For less regular words or phrases, you can either list all the alternatives in a single set of parentheses:

(partake,partakes,partaken,partaking,partook) :  to consume
participate*                                  :  to take part in

or list the irregular forms within the same paragraph, but on separate lines and without descriptions:

partake(s,n)         :  to consume
partaking
partook
participate*         :  to take part in

DIAGNOSTICS

Invalid entry in grammarian_cautions: %s

The module found a non-blank line in one of your grammarian_cautions files in which there was no term defined. For example, the third line of this entry would generate this diagnostic, because it lacks a term before the colon:

# Out-of-control vehicles do both...
career  :  to move quickly and out of control, in a specific direction
        :  a long-term occupation
Lingua::EN::Grammarian does not provide %s

You loaded the module and passed a string naming a particular subroutine to be exported, but the module does not export that subroutine. Did you perhaps misspell the subroutine name?

DEPENDENCIES

This module requires Perl 5.10 or later.

It also requires the "Method::Signatures" and "Hash::Util::FieldHash" modules.

INCOMPATIBILITIES

None reported.

BUGS AND LIMITATIONS

The module will not identify overlapping errors or cautions. For example:

"...and then he he go home..."

Only the first error (e.g. the doubled word: "he he") will be reported; any overlapping errors (e.g. the incorrect conjugation: "he go") will be ignored.

No bugs have been reported.

Please report any bugs or feature requests to bug-lingua-en-grammarian@rt.cpan.org, or through the web interface at http://rt.cpan.org.

AUTHOR

Damian Conway <DCONWAY@CPAN.org>

LICENCE AND COPYRIGHT

Copyright (c) 2013, Damian Conway <DCONWAY@CPAN.org>. All rights reserved.

This module is free software; you can redistribute it and/or modify it under the same terms as Perl itself.

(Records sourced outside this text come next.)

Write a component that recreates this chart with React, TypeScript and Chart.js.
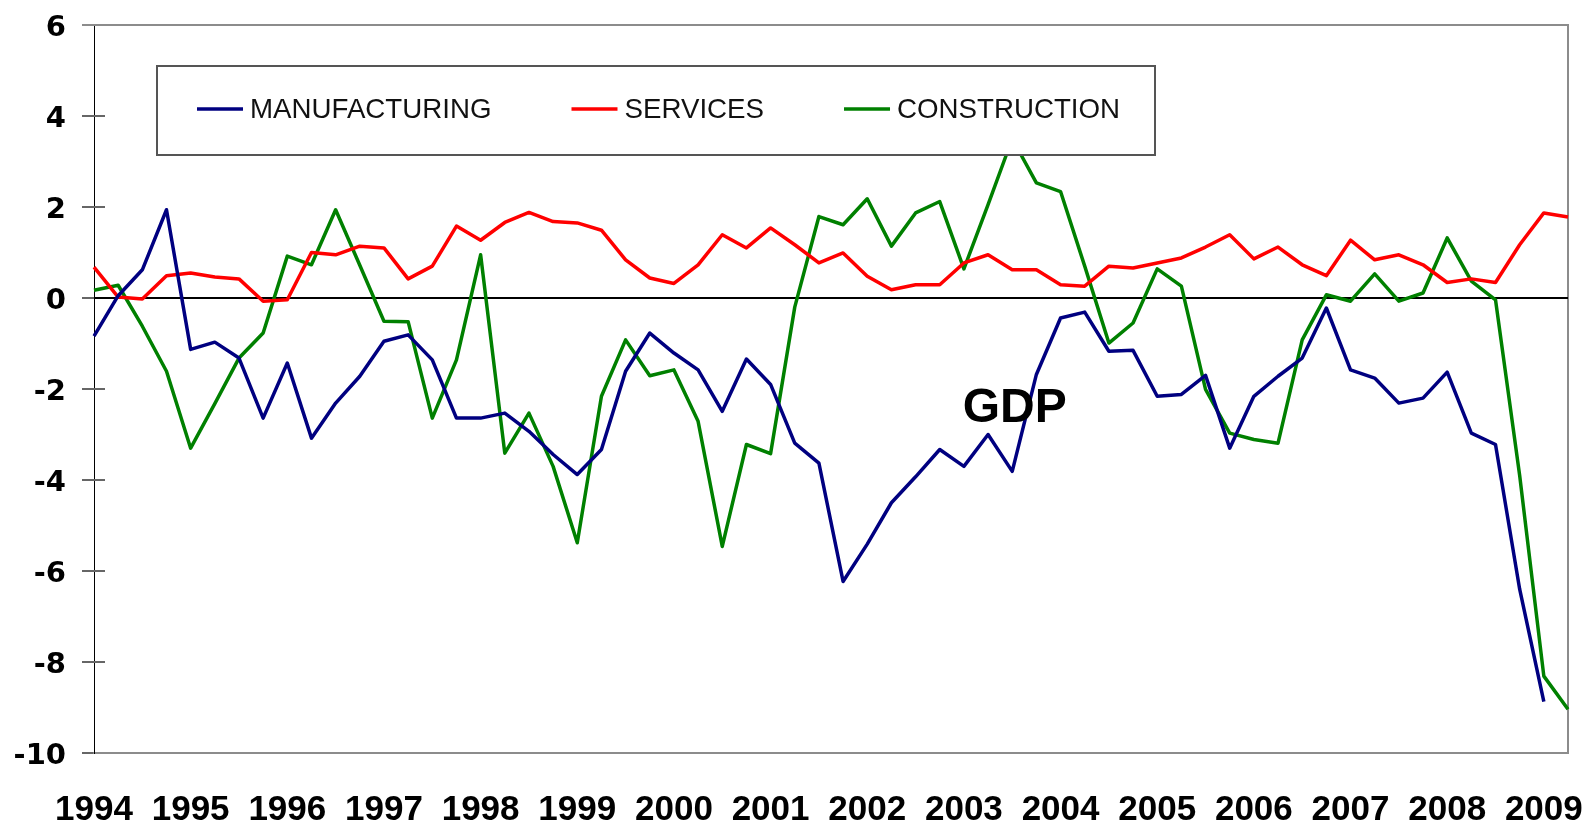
import React, { useEffect, useRef } from 'react';
import { Chart, registerables } from 'chart.js';

Chart.register(...registerables);

const years = ['1994', '1995', '1996', '1997', '1998', '1999', '2000', '2001', '2002', '2003', '2004', '2005', '2006', '2007', '2008', '2009'];
const quarterCount = 62;
const quarterLabels = Array.from({ length: quarterCount }, (_, i) => `${years[Math.floor(i / 4)]} Q${(i % 4) + 1}`);

const manufacturing = [
  -0.84, 0.05, 0.62, 1.94, -1.13, -0.97, -1.32, -2.64, -1.43, -3.08, -2.31, -1.72, -0.95, -0.81, -1.36, -2.64,
  -2.64, -2.53, -2.93, -3.44, -3.88, -3.33, -1.61, -0.77, -1.21, -1.58, -2.49, -1.34, -1.90, -3.19, -3.63, -6.23,
  -5.41, -4.50, -3.93, -3.33, -3.70, -3.00, -3.81, -1.68, -0.44, -0.31, -1.17, -1.15, -2.16, -2.12, -1.70, -3.30,
  -2.16, -1.72, -1.32, -0.22, -1.58, -1.76, -2.31, -2.20, -1.63, -2.97, -3.22, -6.40, -8.87, null,
];

const services = [
  0.68, 0.02, -0.02, 0.49, 0.55, 0.46, 0.42, -0.07, -0.04, 1.00, 0.95, 1.14, 1.10, 0.42, 0.70, 1.58,
  1.27, 1.66, 1.88, 1.68, 1.65, 1.49, 0.84, 0.44, 0.32, 0.73, 1.39, 1.10, 1.54, 1.17, 0.77, 0.99,
  0.48, 0.18, 0.29, 0.29, 0.77, 0.95, 0.62, 0.62, 0.29, 0.26, 0.70, 0.66, 0.77, 0.88, 1.12, 1.39,
  0.86, 1.12, 0.73, 0.49, 1.27, 0.84, 0.95, 0.73, 0.34, 0.42, 0.34, 1.17, 1.87, 1.78,
];

const construction = [
  0.17, 0.28, -0.62, -1.61, -3.30, -2.32, -1.32, -0.77, 0.92, 0.73, 1.94, 0.72, -0.51, -0.52, -2.64, -1.36,
  0.95, -3.41, -2.53, -3.70, -5.38, -2.16, -0.92, -1.71, -1.58, -2.71, -5.46, -3.22, -3.42, -0.20, 1.79, 1.61,
  2.18, 1.14, 1.87, 2.12, 0.64, 2.05, 3.50, 2.53, 2.34, 0.70, -0.99, -0.55, 0.64, 0.26, -2.01, -2.97,
  -3.11, -3.19, -0.92, 0.07, -0.07, 0.53, -0.07, 0.11, 1.32, 0.37, -0.04, -3.90, -8.31, -9.04,
];

const seriesNames = ['MANUFACTURING', 'SERVICES', 'CONSTRUCTION'];
const seriesColors = ['#000080', '#ff0000', '#008000'];

const yMin = -10;
const yMax = 6;
const yStep = 2;

const annotationText = 'GDP';
const annotationIndex = 38.1;
const annotationValue = -2.72;

const decorPlugin = {
  id: 'decor',
  beforeDatasetsDraw(chart: any) {
    const { ctx, chartArea: a, scales } = chart;
    const y = scales.y;
    ctx.save();
    ctx.strokeStyle = '#8c8c8c';
    ctx.lineWidth = 2;
    ctx.beginPath();
    ctx.moveTo(a.left - 12, a.top);
    ctx.lineTo(a.right, a.top);
    ctx.lineTo(a.right, a.bottom);
    ctx.stroke();
    ctx.strokeStyle = '#666';
    ctx.lineWidth = 2;
    for (let v = yMin + yStep; v < yMax; v += yStep) {
      const py = Math.round(y.getPixelForValue(v));
      ctx.beginPath();
      ctx.moveTo(a.left, py);
      ctx.lineTo(a.left + 11, py);
      ctx.stroke();
    }
    const p0 = Math.round(y.getPixelForValue(0));
    ctx.strokeStyle = '#000';
    ctx.lineWidth = 2;
    ctx.beginPath();
    ctx.moveTo(a.left, p0);
    ctx.lineTo(a.right, p0);
    ctx.stroke();
    ctx.restore();
  },
  afterDatasetsDraw(chart: any) {
    const { ctx, chartArea: a, scales } = chart;
    ctx.save();
    const lx = a.left + 63;
    const ly = a.top + 41;
    const lw = 998;
    const lh = 89;
    ctx.fillStyle = '#fff';
    ctx.fillRect(lx, ly, lw, lh);
    ctx.strokeStyle = '#555';
    ctx.lineWidth = 2;
    ctx.strokeRect(lx, ly, lw, lh);
    ctx.font = '27.7px "Liberation Sans", Arial, sans-serif';
    ctx.textBaseline = 'middle';
    ctx.textAlign = 'left';
    let x = lx + 40;
    const cy = ly + 43;
    chart.data.datasets.forEach((ds: any) => {
      ctx.strokeStyle = ds.borderColor;
      ctx.lineWidth = 3.5;
      ctx.beginPath();
      ctx.moveTo(x, cy);
      ctx.lineTo(x + 46, cy);
      ctx.stroke();
      ctx.fillStyle = '#111';
      ctx.fillText(ds.label, x + 53, cy + 1);
      x += 53 + ctx.measureText(ds.label).width + 80;
    });
    ctx.font = 'bold 48px "Liberation Sans", Arial, sans-serif';
    ctx.textAlign = 'center';
    ctx.textBaseline = 'alphabetic';
    ctx.fillStyle = '#000';
    ctx.fillText(annotationText, scales.x.getPixelForValue(annotationIndex), scales.y.getPixelForValue(annotationValue));
    ctx.restore();
  },
};

export default function App() {
  const canvasRef = useRef<HTMLCanvasElement | null>(null);

  useEffect(() => {
    if (!canvasRef.current) return;
    const seriesData = [manufacturing, services, construction];
    const chart = new Chart(canvasRef.current, {
      type: 'line',
      data: {
        labels: quarterLabels,
        datasets: seriesNames.map((name, i) => ({
          label: name,
          data: seriesData[i],
          borderColor: seriesColors[i],
          backgroundColor: seriesColors[i],
          borderWidth: 3.5,
          pointRadius: 0,
          tension: 0,
          fill: false,
          borderJoinStyle: 'round' as const,
          spanGaps: false,
        })),
      },
      options: {
        responsive: false,
        animation: false,
        devicePixelRatio: 1,
        layout: { padding: { left: 0, top: 25, right: 23, bottom: 0 } },
        plugins: {
          legend: { display: false },
          tooltip: { enabled: false },
          title: { display: false },
        },
        scales: {
          x: {
            type: 'category',
            offset: false,
            afterFit: (scale: any) => {
              scale.height = 72;
              scale.paddingLeft = 0;
              scale.paddingRight = 0;
            },
            grid: { display: true, drawOnChartArea: false, drawTicks: false, color: 'rgba(0,0,0,0)' },
            border: { display: true, color: '#8c8c8c', width: 2 },
            ticks: {
              autoSkip: false,
              maxRotation: 0,
              minRotation: 0,
              padding: 36,
              color: '#000',
              font: { family: '"Liberation Sans", Arial, sans-serif', size: 35, weight: 'bold' },
              callback: (_v: any, idx: number) => (idx % 4 === 0 ? years[idx / 4] : ''),
            },
          },
          y: {
            min: yMin,
            max: yMax,
            afterFit: (scale: any) => {
              scale.width = 94;
              scale.paddingTop = 0;
              scale.paddingBottom = 0;
            },
            grid: { display: true, drawOnChartArea: false, drawTicks: true, tickLength: 12, color: '#666', lineWidth: 2 },
            border: { display: true, color: '#000', width: 1 },
            ticks: {
              stepSize: yStep,
              padding: 16,
              labelOffset: 3,
              color: '#000',
              font: { family: '"DejaVu Sans", Verdana, sans-serif', size: 29, weight: 'bold' },
            },
          },
        },
      },
      plugins: [decorPlugin],
    });
    return () => chart.destroy();
  }, []);

  return (
    <div style={{ position: 'absolute', left: 0, top: 0, width: 1591, height: 825, background: '#fff' }}>
      <canvas ref={canvasRef} width={1591} height={825} style={{ display: 'block', width: 1591, height: 825 }} />
    </div>
  );
}
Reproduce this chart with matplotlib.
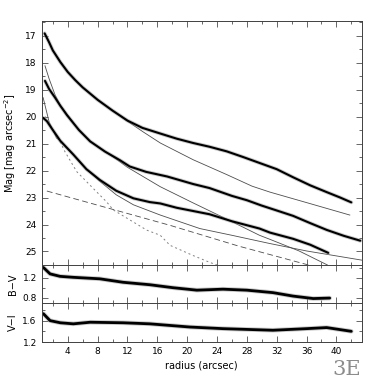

See perlartistic.

DISCLAIMER OF WARRANTY

BECAUSE THIS SOFTWARE IS LICENSED FREE OF CHARGE, THERE IS NO WARRANTY FOR THE SOFTWARE, TO THE EXTENT PERMITTED BY APPLICABLE LAW. EXCEPT WHEN OTHERWISE STATED IN WRITING THE COPYRIGHT HOLDERS AND/OR OTHER PARTIES PROVIDE THE SOFTWARE "AS IS" WITHOUT WARRANTY OF ANY KIND, EITHER EXPRESSED OR IMPLIED, INCLUDING, BUT NOT LIMITED TO, THE IMPLIED WARRANTIES OF MERCHANTABILITY AND FITNESS FOR A PARTICULAR PURPOSE. THE ENTIRE RISK AS TO THE QUALITY AND PERFORMANCE OF THE SOFTWARE IS WITH YOU. SHOULD THE SOFTWARE PROVE DEFECTIVE, YOU ASSUME THE COST OF ALL NECESSARY SERVICING, REPAIR, OR CORRECTION.

IN NO EVENT UNLESS REQUIRED BY APPLICABLE LAW OR AGREED TO IN WRITING WILL ANY COPYRIGHT HOLDER, OR ANY OTHER PARTY WHO MAY MODIFY AND/OR REDISTRIBUTE THE SOFTWARE AS PERMITTED BY THE ABOVE LICENCE, BE LIABLE TO YOU FOR DAMAGES, INCLUDING ANY GENERAL, SPECIAL, INCIDENTAL, OR CONSEQUENTIAL DAMAGES ARISING OUT OF THE USE OR INABILITY TO USE THE SOFTWARE (INCLUDING BUT NOT LIMITED TO LOSS OF DATA OR DATA BEING RENDERED INACCURATE OR LOSSES SUSTAINED BY YOU OR THIRD PARTIES OR A FAILURE OF THE SOFTWARE TO OPERATE WITH ANY OTHER SOFTWARE), EVEN IF SUCH HOLDER OR OTHER PARTY HAS BEEN ADVISED OF THE POSSIBILITY OF SUCH DAMAGES.